Trump’s win sent shockwaves around the world and today’s papers are dominated with news of the one of the biggest political upsets in modern history. Here’s what the papers are saying about Trump’s triumph:

The Times describes Trump’s electoral triumph as heralding the start of ‘The New World’. It says that the president elect’s own words yesterday, that he wasn’t the head of a campaign ‘but rather an incredible and great movement’ is perhaps the best way of explaining why he won. The paper says that politics will ’never be the same again’; but whereas some panicky commentators insist that means bad news, the Times strikes a more upbeat tone in its editorial. It says ‘Britain in many ways is well positioned from his victory’, saying that he has a greater ‘affinity with and affection for these islands than Mr Obama’. The Times also points out Trump’s remarks about Britain being at the front of the queue for trade talks. Perhaps, the paper suggests, there are are reasons to be optimistic after all about Trump’s electoral win.

These glimmers of hope are blotted out by a gloomy editorial in the Guardian. The paper says Americans have done a ‘very dangerous thing this week’ and it describes Trump’s win as a ‘dark day for the world’. In its editorial, the paper says that the parallel with Brexit Britain is ‘obvious and real’, and it describes the election result as evidence of an ‘increasingly alarming general rightward shift in the politics of other post-industrial western democracies’. The Guardian suggests that there are now four big worries about Trump: his ‘unleashing of an unbridled conservative agenda’; the impact of this result on race relations in the US; Trump’s lack of economic plan; and its main fear: what Trump’s win will mean for a world order that has relied for so long on the US for stability.

If you think Donald Trump’s mild acceptance speech yesterday morning meant he had turned over a new leaf, think again says the FT. The paper suggests there are few reasons to think ‘Trump the candidate’ will be any different from ‘Trump the president’. It says that while the optimistic view is that Trump will change, ‘his temperament may not allow’ such a shift in away from talking about building walls and baiting Muslims. The paper goes on to say that Trump could even feasibly argue that it was precisely such sentiments that propelled him into the White House in the first place: so why stop now?

The pollsters and pundits might have got it wrong but the Simpsons got it right, says the Sun. The paper says that 16 years after an episode in which Donald Trump appeared as the US president, that ‘joke prophecy’ has proved right. In its editorial, the Sun says that for all the terrible things Trump may have said, it’s not much use ‘fixating on Trump’s hatred’. Instead, the paper says, it’s time to put a stop to the ‘sneering rage’ and accept that Trump won. The paper says Trump ’does have solid economic policies, including big tax reforms and cuts to red tape, which could certainly boost growth’. And it also strikes a more positive tone than the FT, saying his acceptance speech yesterday could well make a change of tone for the Donald. But the big worry, the paper says, is that if he fails to deliver on his word, the rage of those he lets down will be ‘terrifying’.
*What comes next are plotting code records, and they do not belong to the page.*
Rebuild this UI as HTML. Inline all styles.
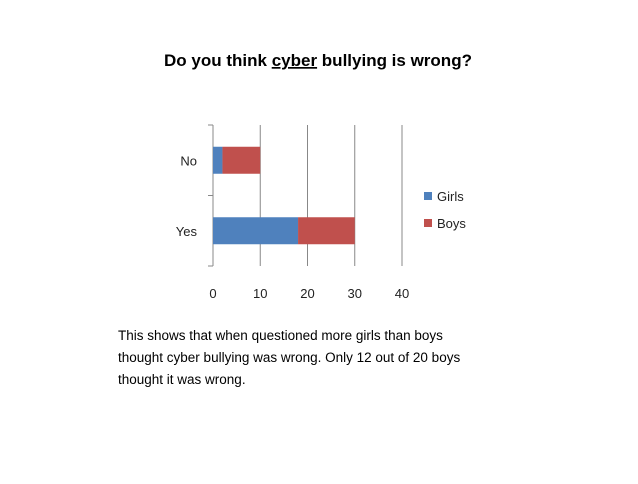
<!DOCTYPE html>
<html><head><meta charset="utf-8"><style>
body{margin:0;background:#fff;width:638px;height:479px;overflow:hidden;font-family:"Liberation Sans",sans-serif;}
</style></head><body>
<svg width="638" height="479" xmlns="http://www.w3.org/2000/svg">
<text x="318" y="66" text-anchor="middle" font-size="17" font-weight="bold" fill="#000">Do you think <tspan text-decoration="underline">cyber</tspan> bullying is wrong?</text>
<g id="plot"></g>
<g>
<rect x="424" y="192" width="8" height="8" fill="#4f81bd"/>
<text x="437" y="201" font-size="13" fill="#222">Girls</text>
<rect x="424" y="219" width="8" height="8" fill="#c0504d"/>
<text x="437" y="228" font-size="13" fill="#222">Boys</text>
</g>
<text font-size="13.5" fill="#000">
<tspan x="118" y="340">This shows that when questioned more girls than boys</tspan>
<tspan x="118" y="362">thought cyber bullying was wrong. Only 12 out of 20 boys</tspan>
<tspan x="118" y="384">thought it was wrong.</tspan>
</text>
</svg>
<script>
const categories=["No","Yes"];
const girls=[2,18];
const boys=[8,12];
const ticks=[0,10,20,30,40];
const ns="http://www.w3.org/2000/svg";
const g=document.getElementById("plot");
const X0=213,X1=402,Y0=125,Y1=266,xmax=40;
const xs=v=>X0+(X1-X0)*v/xmax;
const band=(Y1-Y0)/categories.length;
function mk(t,a){const e=document.createElementNS(ns,t);for(const k in a)e.setAttribute(k,a[k]);g.appendChild(e);return e;}
ticks.forEach(t=>{
 const l=mk("line",{x1:xs(t),x2:xs(t),y1:Y0,y2:Y1,stroke:t===0?"#888":"#888","stroke-width":1});
 
 
 const tx=mk("text",{x:xs(t),y:298,"text-anchor":"middle","font-size":13,fill:"#222"});
 tx.textContent=t;
 
 
});
for(let i=0;i<=categories.length;i++){
 const tk=mk("line",{x1:X0-5,x2:X0,y1:Y0+band*i,y2:Y0+band*i,stroke:"#888"});
 
 
}
const bh=27;
categories.forEach((c,i)=>{
 const cy=Y0+band*(i+0.5);
 const y=cy-bh/2;
 const b1=mk("rect",{x:xs(0),y:y,width:xs(girls[i])-xs(0),height:bh,fill:"#4f81bd"});
 
 
 const b2=mk("rect",{x:xs(girls[i]),y:y,width:xs(girls[i]+boys[i])-xs(girls[i]),height:bh,fill:"#c0504d"});
 
 
 const t=mk("text",{x:197,y:cy+5,"text-anchor":"end","font-size":13,fill:"#222"});
 t.textContent=c;
 
 
});
</script>
</body></html>
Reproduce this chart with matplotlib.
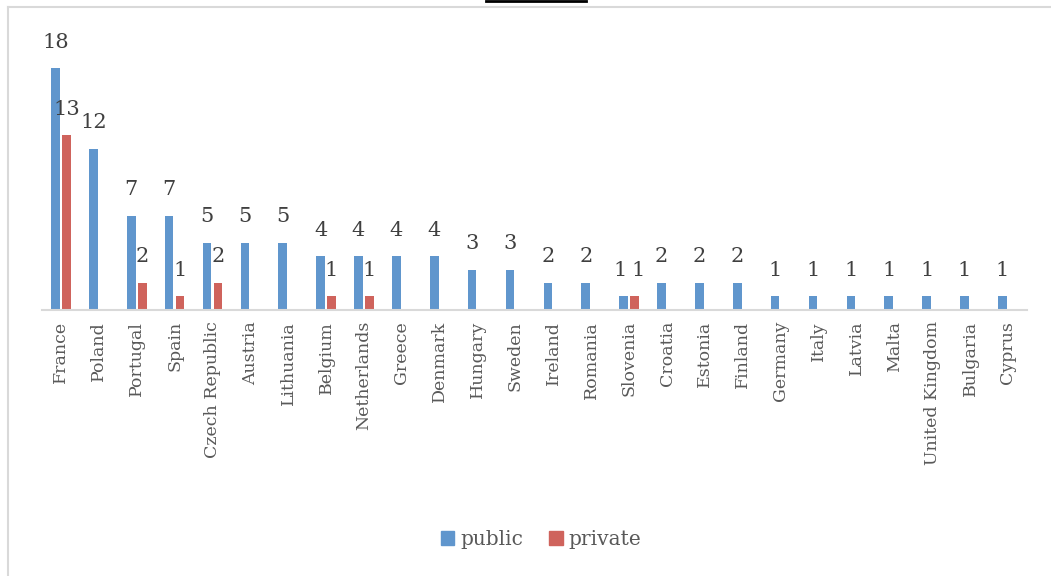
import matplotlib.pyplot as plt
from matplotlib.lines import Line2D
from matplotlib.patches import Patch
import numpy as np

countries = ['France', 'Poland', 'Portugal', 'Spain', 'Czech Republic', 'Austria',
             'Lithuania', 'Belgium', 'Netherlands', 'Greece', 'Denmark', 'Hungary',
             'Sweden', 'Ireland', 'Romania', 'Slovenia', 'Croatia', 'Estonia',
             'Finland', 'Germany', 'Italy', 'Latvia', 'Malta', 'United Kingdom',
             'Bulgaria', 'Cyprus']
public = [18, 12, 7, 7, 5, 5, 5, 4, 4, 4, 4, 3, 3, 2, 2, 1, 2, 2, 2, 1, 1, 1, 1, 1, 1, 1]
private = [13, 0, 2, 1, 2, 0, 0, 1, 1, 0, 0, 0, 0, 0, 0, 1, 0, 0, 0, 0, 0, 0, 0, 0, 0, 0]

blue = '#6096cd'
red = '#cf635c'
plt.rcParams['font.family'] = ['DejaVu Serif']

fig = plt.figure(figsize=(10.51, 5.76), dpi=100)
ax = fig.add_axes([0.040, 0.462, 0.937, 0.466])

x = np.arange(len(countries))
w = 0.23
off = 0.145
bars_pub = ax.bar(x - off, public, width=w, color=blue, label='public')
bars_priv = ax.bar(x + off, private, width=w, color=red, label='private')

# data labels, zeros hidden; nudge apart when both labels sit at the same height
for i in range(len(countries)):
    same = public[i] == private[i]
    for b, v, dx in [(bars_pub[i], public[i], -2.5 if same else 0),
                     (bars_priv[i], private[i], 2.5 if same else 0)]:
        if v == 0:
            continue
        ax.annotate(str(v), (b.get_x() + b.get_width() / 2, v),
                    xytext=(dx, 12), textcoords='offset points',
                    ha='center', va='bottom', fontsize=15, color='#404040')

ax.set_xlim(-0.5, len(countries) - 0.5)
ax.set_ylim(0, 20)
ax.set_xticks(x)
ax.set_xticklabels(countries, rotation=90, fontsize=12.5, color='#595959')
ax.tick_params(axis='x', length=0, pad=8)
ax.set_yticks([])
for s in ['left', 'right', 'top']:
    ax.spines[s].set_visible(False)
ax.spines['bottom'].set_color('#d9d9d9')
ax.spines['bottom'].set_linewidth(1.5)

handles = [Patch(color=blue), Patch(color=red)]
fig.legend(handles, ['public', 'private'], loc='center', bbox_to_anchor=(0.515, 0.063),
           ncol=2, frameon=False, fontsize=14.5, handlelength=0.65, handleheight=0.65,
           handletextpad=0.3, columnspacing=1.3, labelcolor='#595959')

# chart area border and cropped title underline
fig.add_artist(Line2D([7.5 / 1051, 7.5 / 1051], [0, 1 - 7 / 576], color='#d9d9d9', lw=1.5))
fig.add_artist(Line2D([7.5 / 1051, 1], [1 - 7 / 576, 1 - 7 / 576], color='#d9d9d9', lw=1.5))
fig.add_artist(Line2D([486 / 1051, 586 / 1051], [1 - 1 / 576, 1 - 1 / 576], color='black', lw=2))

fig.savefig('out.png', dpi=100)
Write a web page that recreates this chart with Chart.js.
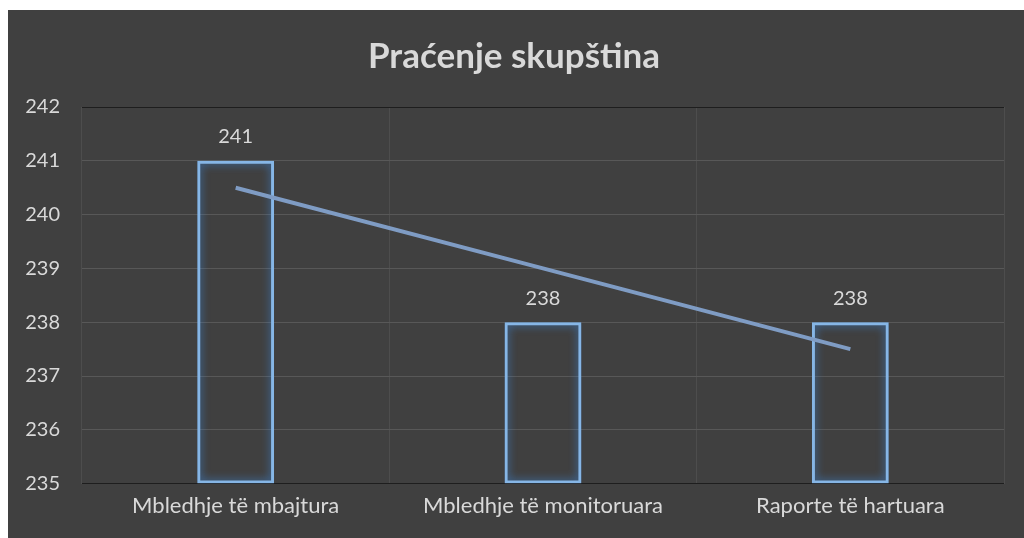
<!DOCTYPE html>
<html>
<head>
<meta charset="utf-8">
<script src="https://cdn.jsdelivr.net/npm/chart.js@4"></script>
<style>
    body { margin: 0; background: #ffffff; }
    #wrap { position: absolute; left: 8px; top: 10px; width: 1016px; height: 528px; background: #404040; }
</style>
</head>
<body>
<div id="wrap"><canvas id="chart"></canvas></div>
<script>
const categories = ['Mbledhje të mbajtura', 'Mbledhje të monitoruara', 'Raporte të hartuara']
const values = [241, 238, 238]
const trendValues = [240.5, 239, 237.5]
const yMin = 235
const yMax = 242

// glow around the bar outlines
const glowPlugin = {
    id: 'glow',
    beforeDatasetDraw(chart, args) {
        if (args.index !== 1) return
        chart.ctx.save()
        chart.ctx.shadowColor = 'rgba(60, 140, 230, 0.9)'
        chart.ctx.shadowBlur = 9
    },
    afterDatasetDraw(chart, args) {
        if (args.index !== 1) return
        chart.ctx.restore()
    }
}

const labelPlugin = {
    id: 'labels',
    afterDatasetsDraw(chart) {
        const ctx = chart.ctx
        const meta = chart.getDatasetMeta(1)
        ctx.save()
        ctx.font = '20px Lato, "Open Sans", sans-serif'
        ctx.fillStyle = '#d9d9d9'
        ctx.textAlign = 'center'
        ctx.textBaseline = 'middle'
        meta.data.forEach((bar, i) => {
            ctx.fillText(values[i], bar.x, bar.y - 24)
        })
        ctx.restore()
    }
}

const ctx = document.getElementById('chart')
new Chart(ctx, {
    type: 'bar',
    data: {
        labels: categories,
        datasets: [{
            type: 'line',
            data: trendValues,
            borderColor: '#7f9cc4',
            borderWidth: 4,
            pointRadius: 0,
            order: 0
        }, {
            type: 'bar',
            data: values.map((v) => [yMin, v]),
            backgroundColor: 'rgba(0,0,0,0)',
            borderColor: '#86b6e6',
            borderWidth: 3,
            borderSkipped: false,
            categoryPercentage: 1,
            barPercentage: 0.25,
            order: 1
        }]
    },
    plugins: [glowPlugin, labelPlugin],
    options: {
        responsive: true,
        maintainAspectRatio: false,
        animation: false,
        layout: { padding: { left: 16, right: 20, top: 0, bottom: 10 } },
        plugins: {
            legend: { display: false },
            tooltip: { enabled: false },
            title: {
                display: true,
                text: 'Praćenje skupština',
                color: '#d9d9d9',
                font: { family: 'Lato, "Open Sans", sans-serif', size: 35, weight: 'bold' },
                padding: { top: 26, bottom: 29 }
            }
        },
        scales: {
            x: {
                grid: { color: '#4d4d4d', lineWidth: 1, drawTicks: false },
                border: { display: false },
                ticks: {
                    color: '#d9d9d9',
                    font: { family: 'Lato, "Open Sans", sans-serif', size: 22 },
                    padding: 9
                }
            },
            y: {
                min: yMin,
                max: yMax,
                afterFit(scale) { scale.width = 58 },
                grid: {
                    color: (c) => (c.index === 0 || c.index === 7) ? '#1e1e1e' : '#585858',
                    drawTicks: false
                },
                border: { display: false },
                ticks: {
                    stepSize: 1,
                    color: '#d9d9d9',
                    align: 'center',
                    crossAlign: 'near',
                    font: { family: 'Lato, "Open Sans", sans-serif', size: 20 },
                    padding: 22
                }
            }
        }
    }
})
</script>
</body>
</html>
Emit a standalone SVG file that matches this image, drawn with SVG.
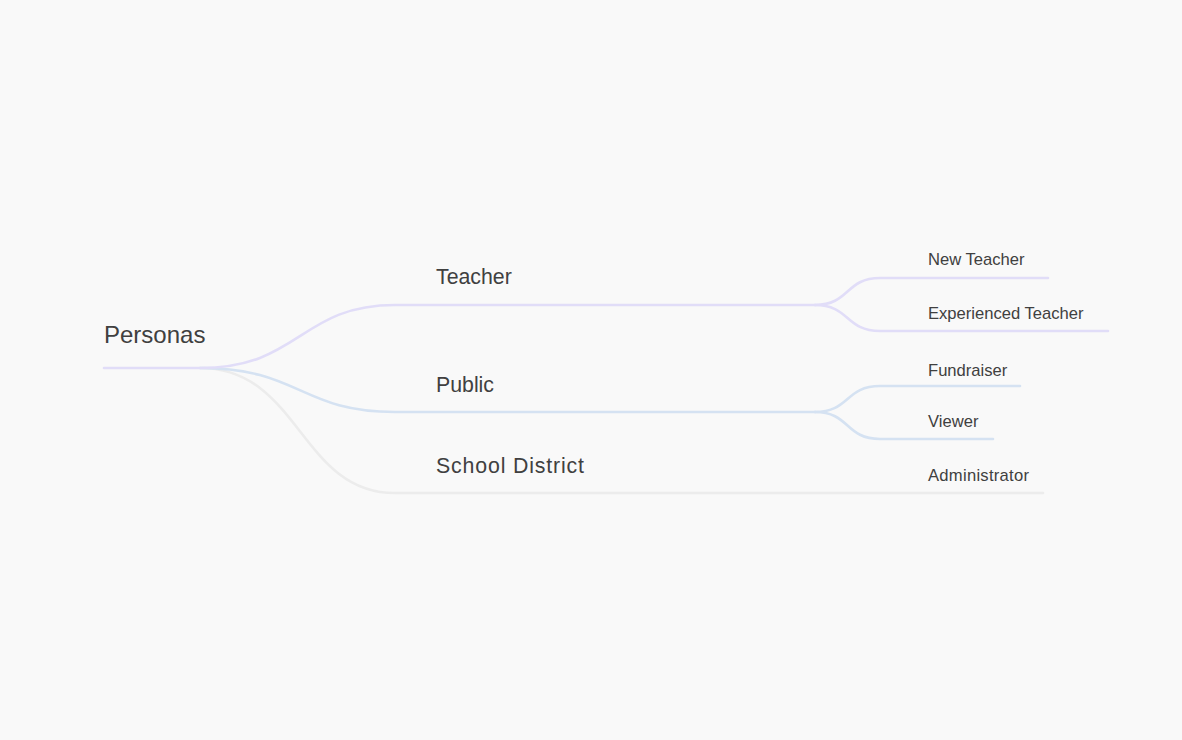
<svg xmlns="http://www.w3.org/2000/svg" width="1182" height="740" viewBox="0 0 1182 740">
<style>
.t{font-family:"Liberation Sans",Arial,sans-serif;fill:#404040}
.l1{font-size:24px}.l2{font-size:21.3px}.l3{font-size:16.6px}
.c{fill:none;stroke-width:2.6;stroke-linecap:round}
.pu{stroke:#e1ddf8}.bl{stroke:#d5e2f2}.gr{stroke:#ececec}
</style>
<rect width="1182" height="740" fill="#f9f9f9"/>
<g id="connectors">
<path class="c gr" d="M200 368 C 300 368, 300 493, 395 493 L 1043 493"/>
<path class="c bl" d="M200 368 C 300 368, 300 412, 395 412 L 815 412"/>
<path class="c pu" d="M104 368 L 200 368 C 300 368, 300 305, 395 305 L 815 305"/>
<path class="c pu" d="M815 305 C 850 305, 845 278, 880 278 L 1048 278"/>
<path class="c pu" d="M815 305 C 850 305, 845 331, 880 331 L 1108 331"/>
<path class="c bl" d="M815 412 C 850 412, 845 386, 880 386 L 1020 386"/>
<path class="c bl" d="M815 412 C 850 412, 845 439, 880 439 L 993 439"/>
</g>
<g id="personas"><text class="t l1" x="104" y="343">Personas</text></g>
<g id="teacher"><text class="t l2" x="436" y="284">Teacher</text></g>
<g id="public"><text class="t l2" x="436" y="392">Public</text></g>
<g id="school-district"><text class="t l2" x="436" y="473" textLength="148" lengthAdjust="spacing">School District</text></g>
<g id="new-teacher"><text class="t l3" x="928" y="265">New Teacher</text></g>
<g id="experienced-teacher"><text class="t l3" x="928" y="319">Experienced Teacher</text></g>
<g id="fundraiser"><text class="t l3" x="928" y="376">Fundraiser</text></g>
<g id="viewer"><text class="t l3" x="928" y="427">Viewer</text></g>
<g id="administrator"><text class="t l3" x="928" y="481" textLength="101" lengthAdjust="spacing">Administrator</text></g>
</svg>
The Daily Telegraph describes yesterday’s momentous events as America’s ‘Brexit moment’. The liberal consensus which has held firm since the end of the Second World War is no more, the paper says. Yet while a wave of popularism swept Trump into the White House, it’s less clear how Trump will actually deliver, the paper says. The Telegraph points out that Trump’s protectionist policies could actually harm the wages of low-income Americans; while it says Republican opposition to Trump hasn’t gone away – which will make Trump’s plans difficult to implement. Still, the paper points out, therein lies the strength of the American system – in ensuring that President Trump is still constrained by checks and balances and won’t be able to abuse his power.